In any case, though, that outlines the first aspect of accelerators that I wanted to make note of. The second has to do with the energy levels involved with the interactions.

When I talk about Quantum Mechanics, and Cosmology as well, I like to refer to the notion of “scales of consideration.” In the macro sense, obviously, you'd be talking about solar systems, galaxies, galaxy clusters, and so on. On the micro scale, on the other hand, it would be the energies required to either resolve the electromagnetic returns, or the energies required to pick apart the constituent interactive entities. As we have seen in the relatively brief history of these devices, every time an object, then thought of as the final core, underwent the new, higher energy, a new layer of inner interaction was found.

Setting aside the already described, possible experimenter created uncertainties of such experiments, you have to wonder if there is some upper limit of interactive force for which, with the number of scales of consideration crossed, that the ability to extrapolate useful conclusions of structure become so entangled with uncertainty as to make them simply wishful conjecture?

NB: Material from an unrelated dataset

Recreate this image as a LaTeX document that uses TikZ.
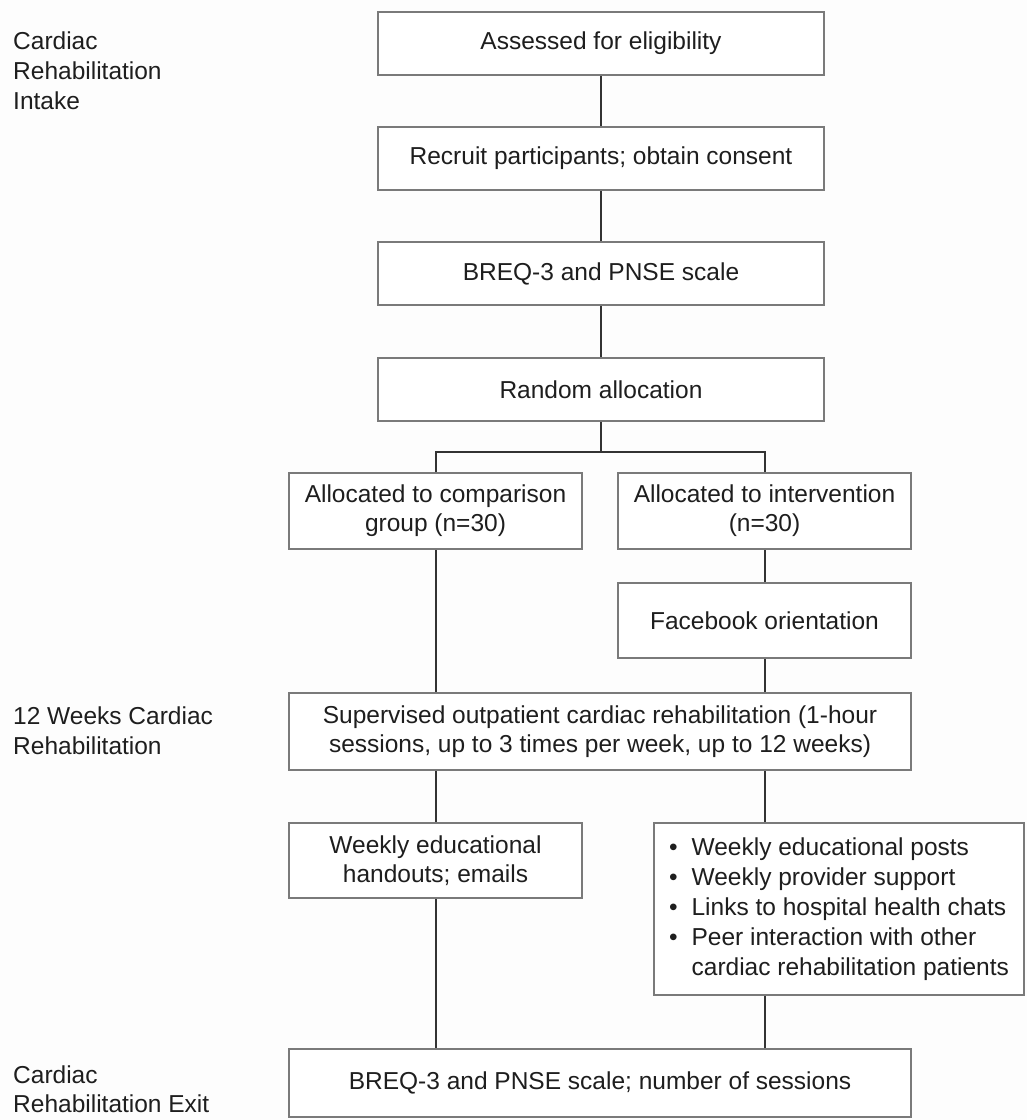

Let's review Mr. Kent's analogy. They use a human induced explosion of one proton into another to produce a set pattern of particle ejecta. There are a lot of explanations of what might be going on inside those explosions to produce the indicated ejecta. Their elegant equations give them a recipe to work with numbers assigned to each possibility, to work a kind of differential summation, rather than ordinary statistical probability, to deduce the most probable explanation. And then, of course, he gives a further analogy to give a more intuitive sense of the conundrum.

What if the energy/mass translation at that unbelievably brief moment of impact created a fuzzy event horizon similar to that which Mr. Hawking just published on black holes (those pesky boundaries again). Something through which any interactions might be distorted by the mere fact of gap (or duration) inconsistencies due to that very distortion of space-time; distortions that would impact the output ejecta in ways that could only be conjectured. Light get's bent by gravity in nominal scales of consideration in predictable ways; that is until the gravity becomes so great it changes the relationship of boundary and gap from the norm of our arrow of association. The very nature of information channel may be effected in ways that will require some kind of imaginary entropy, and multidimensional recursion matrix, to encode with the proper noise reduction; much as imaginary numbers had to be invented, but with hybrid fractals. And even then it might not be enough, as there may well be no way to verify it with any truly objective form of experiment.

We are inside a system that we are trying to gather all of the information that we need to model it. In many ways this is similar to the idea floating around now that we are all in a simulation created by some future, uber programmer. The question I have is: how could that programmer get all of the information he needed for a sufficiently high fidelity reality recreation if he were not outside it, and thus able to apply truly objective measurement of the constituent families of component interaction. And in this context, it has always seemed to me that Godel's incompleteness theorem should apply here, at least in some fashion, but I'm an outsider looking in, so its quite likely that I have at least parts of these different ideas wrong, if not all wrong. At least for this lowly systems analyst, however, it does certainly seem plausible.

Be that as it may, even if I'm only close, and the answers to any of the questions posed are ever yes, then Mr. Kent and his fellow physicists may well be in need of considering putting faith into their toolkit. At which point they are then going to have to find an explanation that feels right. It probably won't be mine, but I do hope they are able find one.